Mit Trumps Amtsantritt hat sich die Situation für Bukele entspannt. Der bekennende Trump-Fan bot dem amerikanischen Aussenminister Marco Rubio Anfang Februar sogar an, illegal Eingewanderte und verurteilte Bürger der USA in seine Gefängnisse aufzunehmen. Trump selbst bescheinigt Bukele eine hervorragende Arbeit bei der Bekämpfung der kriminellen Banden. Mit Aktionen des Pentagons gegen die Mara Salvatrucha in El Salvador muss Bukele nicht rechnen.

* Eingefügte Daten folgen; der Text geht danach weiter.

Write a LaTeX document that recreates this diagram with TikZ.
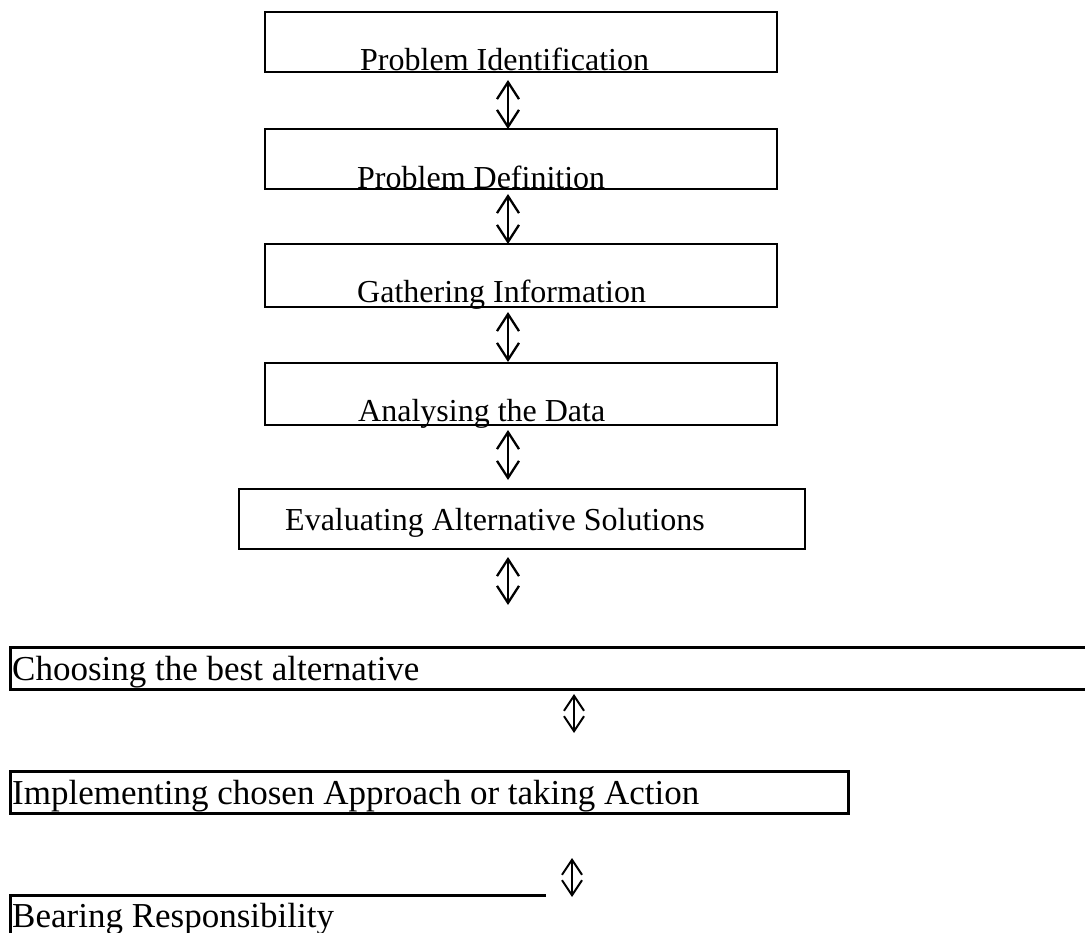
\documentclass[tikz,border=0pt]{standalone}
\usepackage{fontspec}
\setmainfont{Liberation Serif}
\usetikzlibrary{arrows.meta}
\begin{document}
\begin{tikzpicture}[x=1pt,y=-1pt,
  boxline/.style={line width=2.2pt},
  boxlineb/.style={line width=3pt},
  lbl/.style={anchor=base west,inner sep=0pt,font=\fontsize{32}{38}\selectfont},
  lblb/.style={anchor=base west,inner sep=0pt,font=\fontsize{35}{42}\selectfont},
  udarrow/.style={line width=2.3pt,{Straight Barb[length=17pt,width=22pt]}-{Straight Barb[length=17pt,width=22pt]}},
  udarrows/.style={line width=2pt,{Straight Barb[length=15pt,width=20pt]}-{Straight Barb[length=15pt,width=20pt]}}]
\clip (0,0) rectangle (1085,933);
% boxes
\draw[boxline] (265,12) rectangle (777,72);
\coordinate (b1) at (508,72);
\draw[boxline] (265,129) rectangle (777,189);
\coordinate (b2t) at (508,129); \coordinate (b2) at (508,189);
\draw[boxline] (265,244) rectangle (777,307);
\coordinate (b3t) at (508,244); \coordinate (b3) at (508,307);
\draw[boxline] (265,363) rectangle (777,425);
\coordinate (b4t) at (508,363); \coordinate (b4) at (508,425);
\draw[boxline] (239,489) rectangle (805,549);
\coordinate (b5t) at (508,489); \coordinate (b5) at (508,549);
% texts
\node[lbl] (t1) at (360,71) {Problem Identification};
\node[lbl] (t2) at (357,189) {Problem Definition};
\node[lbl] (t3) at (357,303) {Gathering Information};
\node[lbl] (t4) at (358,421) {Analysing the Data};
\node[lbl] (t5) at (285,530) {Evaluating Alternative Solutions};
% arrows
\coordinate (a1s) at (508,80);  \draw[udarrow] (a1s) -- (b2t);
\coordinate (a2s) at (508,194); \draw[udarrow] (a2s) -- (b3t);
\coordinate (a3s) at (508,312); \coordinate (a3e) at (508,362); \draw[udarrow] (a3s) -- (a3e);
\coordinate (a4s) at (508,430); \coordinate (a4e) at (508,480); \draw[udarrow] (a4s) -- (a4e);
\coordinate (a5s) at (508,557); \coordinate (a5e) at (508,605); \draw[udarrow] (a5s) -- (a5e);
% bottom boxes
\draw[boxlineb] (10,647) rectangle (1100,689);
\node[lblb] (t6) at (12,680) {Choosing the best alternative};
\draw[boxlineb] (10,771) rectangle (848,813);
\node[lblb] (t7) at (12,804) {Implementing chosen Approach or taking Action};
\coordinate (brTL) at (10,895);
\draw[boxlineb] (546,895) -- (brTL) -- (10,945);
\node[lblb] (t8) at (12,927) {Bearing Responsibility};
\coordinate (a6s) at (574,694); \coordinate (a6e) at (574,733); \draw[udarrows] (a6s) -- (a6e);
\coordinate (a7s) at (572,858); \coordinate (a7e) at (572,897); \draw[udarrows] (a7s) -- (a7e);
\end{tikzpicture}
\end{document}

Trump droht, doch beisst er auch?
Ob Donald Trump tatsächlich das Militär gegen die Banden einsetzen wird, ist fraglich. Im Falle Mexikos würde dies die Beziehungen zum wichtigsten Handelspartner der USA zerrütten. Trump ist aber auf Mexiko angewiesen, um den Menschenschmuggel und den Drogenhandel zu bekämpfen. USA-freundliche Länder wie Panama, Costa Rica und Guatemala haben Trump bereits zugesagt, gegen die Banden vorzugehen und ihre Grenzen stärker zu kontrollieren.
So dürften Drohungen mit dem Einsatz des Militärs auch dazu dienen, Washingtons Antagonisten wie Nicaragua, Venezuela und Honduras zur Rücknahme ihrer aus den USA ausgeschafften Landsleute zu bewegen. Dass die Regierungen im Kampf gegen die Gangs Menschenrechte verletzen wie im Fall El Salvadors, scheint für die Trump-Administration keine Rolle zu spielen.
Um die Drogenbanden wirksam zu bekämpfen, bedarf es anderer Mittel. So forderte die mexikanische Präsidentin Claudia Sheinbaum Trump auf, die Verkaufsnetzwerke und Finanzströme der Kartelle in den USA zu bekämpfen und dort auch Präventions- und Betreuungsmassnahmen für Drogenabhängige einzuführen. Zudem müssten die USA gegen den Schmuggel moderner Waffen aus amerikanischer Produktion an die Banden vorgehen. Experten stimmen Sheinbaum zu. Doch Trump hat bisher keine Schritte in diese Richtung unternommen.